How to Prevent Frigate from Writing to an Unmounted NFS Share


If an NFS share becomes unmounted, data could potentially be written to the unmounted directory on the local drive and cause two problems:

  1. If the the NFS share is not reconnected, the local drive can eventually and unexpectedly become full.
  2. If the NFS share is remounted, the data that was written on the local drive will not be seen in the mounted directory but it will continue to use space on the local drive.


I was experiencing this on my Frigate setup running in a Docker container on a Jetson Nano. Frigate is configured to save the videos to an NFS share on a server that needed to be rebooted from time to time. This would sometimes lead to the Jetson Nano’s limited drive space getting filled up. And then when the NFS share is remounted, the files that were stored locally on the Jetson Nano would be missing from the NFS mounted directory.

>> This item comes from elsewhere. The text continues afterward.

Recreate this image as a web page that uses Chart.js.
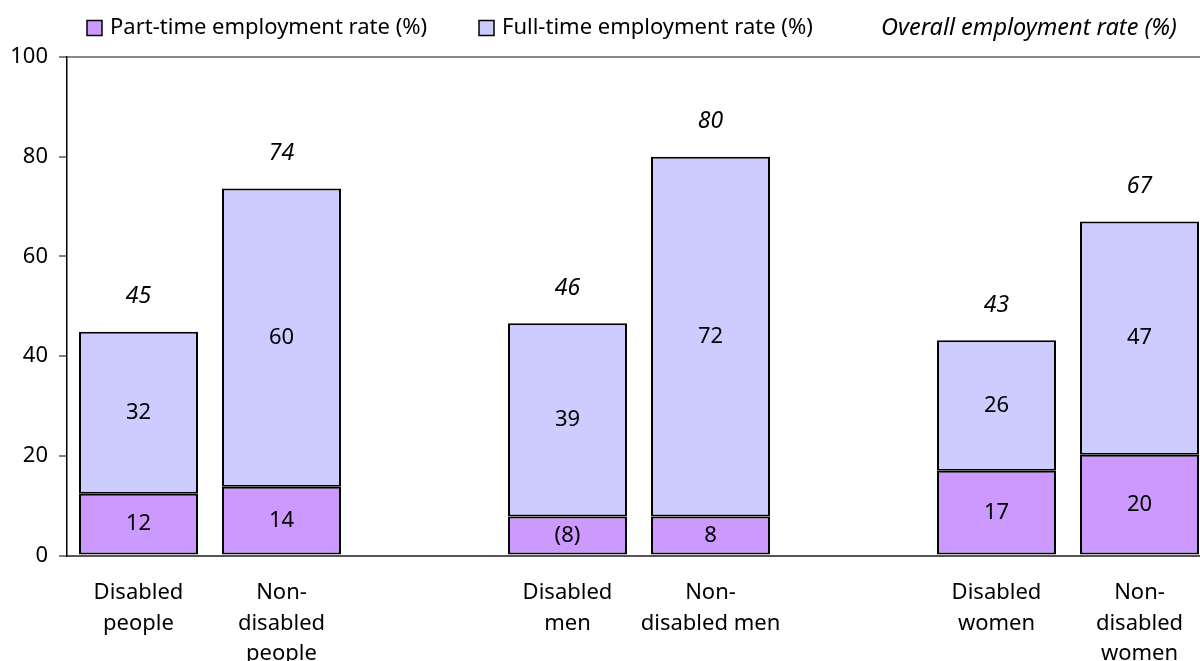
<!DOCTYPE html>
<html>
<head>
<meta charset="utf-8">
<script src="https://cdn.jsdelivr.net/npm/chart.js@4/dist/chart.umd.min.js"></script>
<style>
  html, body { margin: 0; padding: 0; background: #fff; overflow: hidden; }
  #wrap { width: 1200px; height: 661px; overflow: hidden; position: relative; }
  #c { position: absolute; left: 0; top: 0; }
</style>
</head>
<body>
<div id="wrap"><canvas id="c" width="1212" height="661" style="width:1212px;height:661px"></canvas></div>
<script>
// ---- Data ----
const categories = [
  ["Disabled", "people"],
  ["Non-", "disabled", "people"],
  "",
  ["Disabled", "men"],
  ["Non-", "disabled men"],
  "",
  ["Disabled", "women"],
  ["Non-", "disabled", "women"]
];
const partTime = [12.4, 13.8, null, 7.8, 7.8, null, 17.0, 20.2];
const fullTime = [32.5, 59.8, null, 38.8, 72.2, null, 26.2, 46.8];
const partTimeLabels = ["12", "14", "", "(8)", "8", "", "17", "20"];
const fullTimeLabels = ["32", "60", "", "39", "72", "", "26", "47"];
const overallLabels = ["45", "74", "", "46", "80", "", "43", "67"];
const yTicks = [0, 20, 40, 60, 80, 100];
const seriesNames = ["Part-time employment rate (%)", "Full-time employment rate (%)", "Overall employment rate (%)"];

const FONT = "'Noto Sans', 'Open Sans', sans-serif";
const FS = 22;

const labelPlugin = {
  id: 'labels',
  afterDatasetsDraw(chart) {
    const ctx = chart.ctx;
    ctx.save();
    ctx.fillStyle = '#000';
    ctx.textAlign = 'center';
    ctx.textBaseline = 'middle';
    const m0 = chart.getDatasetMeta(0), m1 = chart.getDatasetMeta(1);
    for (let i = 0; i < categories.length; i++) {
      if (partTime[i] == null) continue;
      const b0 = m0.data[i], b1 = m1.data[i];
      ctx.font = FS + "px " + FONT;
      ctx.fillText(partTimeLabels[i], b0.x, (b0.y + b0.base) / 2);
      ctx.fillText(fullTimeLabels[i], b1.x, (b1.y + b1.base) / 2);
      ctx.font = "italic 23px " + FONT;
      ctx.fillText(overallLabels[i], b1.x, b1.y - 35);
    }
    ctx.restore();
  }
};

const legendPlugin = {
  id: 'customLegend',
  afterDraw(chart) {
    const ctx = chart.ctx;
    ctx.save();
    ctx.textBaseline = 'middle';
    ctx.textAlign = 'left';
    const y = 28;
    const items = [
      {x: 87, color: '#CC99FF', text: seriesNames[0]},
      {x: 479, color: '#CCCCFF', text: seriesNames[1]}
    ];
    items.forEach(it => {
      ctx.fillStyle = it.color;
      ctx.fillRect(it.x, y - 7.5, 15, 15);
      ctx.strokeStyle = '#000';
      ctx.lineWidth = 1.5;
      ctx.strokeRect(it.x, y - 7.5, 15, 15);
      ctx.fillStyle = '#000';
      ctx.font = FS + "px " + FONT;
      ctx.fillText(it.text, it.x + 23, y);
    });
    ctx.font = "italic 23.5px " + FONT;
    ctx.fillText(seriesNames[2], 881, y);
    ctx.restore();
  }
};

new Chart(document.getElementById('c'), {
  type: 'bar',
  data: {
    labels: categories,
    datasets: [
      { label: seriesNames[0], data: partTime, backgroundColor: '#CC99FF', borderColor: '#000', borderWidth: 2, borderSkipped: false },
      { label: seriesNames[1], data: fullTime, backgroundColor: '#CCCCFF', borderColor: '#000', borderWidth: 2, borderSkipped: false }
    ]
  },
  options: {
    responsive: false,
    animation: false,
    devicePixelRatio: 1,
    layout: { padding: { top: 57, left: 0, right: 1, bottom: 0 } },
    datasets: { bar: { barPercentage: 0.832, categoryPercentage: 1.0 } },
    plugins: { legend: { display: false }, tooltip: { enabled: false } },
    scales: {
      x: {
        stacked: true,
        grid: { display: false, drawTicks: false },
        border: { display: true, color: '#555', width: 2 },
        ticks: {
          color: '#000', font: { family: FONT, size: FS, lineHeight: 1.39 },
          padding: 22, maxRotation: 0, autoSkip: false
        },
        afterFit(s) { s.height = 105.5; }
      },
      y: {
        stacked: true,
        min: 0, max: 100,
        afterBuildTicks(s) { s.ticks = yTicks.map(v => ({ value: v })); },
        grid: {
          drawOnChartArea: true,
          color: ctx => (ctx.tick && ctx.tick.value === 100) ? '#888' : 'rgba(0,0,0,0)',
          lineWidth: 2,
          tickColor: '#000', tickLength: 8, tickWidth: 1
        },
        border: { display: true, color: '#000', width: 1.5 },
        ticks: { color: '#000', font: { family: FONT, size: FS }, padding: 11 },
        afterFit(s) { s.width = 67; }
      }
    }
  },
  plugins: [labelPlugin, legendPlugin]
});
</script>
</body>
</html>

To fix this and prevent it from occurring, I had to change the local mount point on the Jetson Nano to be immutable, which will prevent any writes to that directory unless it is successfully mounted to the NFS server.

First, become root:

sudo su

Assuming you have Frigate running in a docker container, stop Frigate with the following command:

docker stop frigate

Unmount the NFS mount point:

umount /mnt/frigate_media_mount

Set the mount point to immutable:

chattr +i /mnt/frigate_media_mount

Test to see if a file can be written to the directory of the mount point when the NFS share is disconnected:

cd /mnt/frigate_media_mount
touch hello

# This should return an error

Next, assuming your mount point is setup in fstab, remount with the following command:

mount -a

Test again, this time to confirm that files can be written to the directory when the NFS is mounted:

cd /mnt/frigate_media_mount
touch hello

# This should work and not return an error.

The directory for the mount point is now configured so that no files will be written to the directory if the NFS share is not mounted, and Frigate will return errors when it tries to write the files locally.

You might want to consider also setting up a monitoring solution to catch the errors and remount the NFS share, which is beyond the scope of this guide.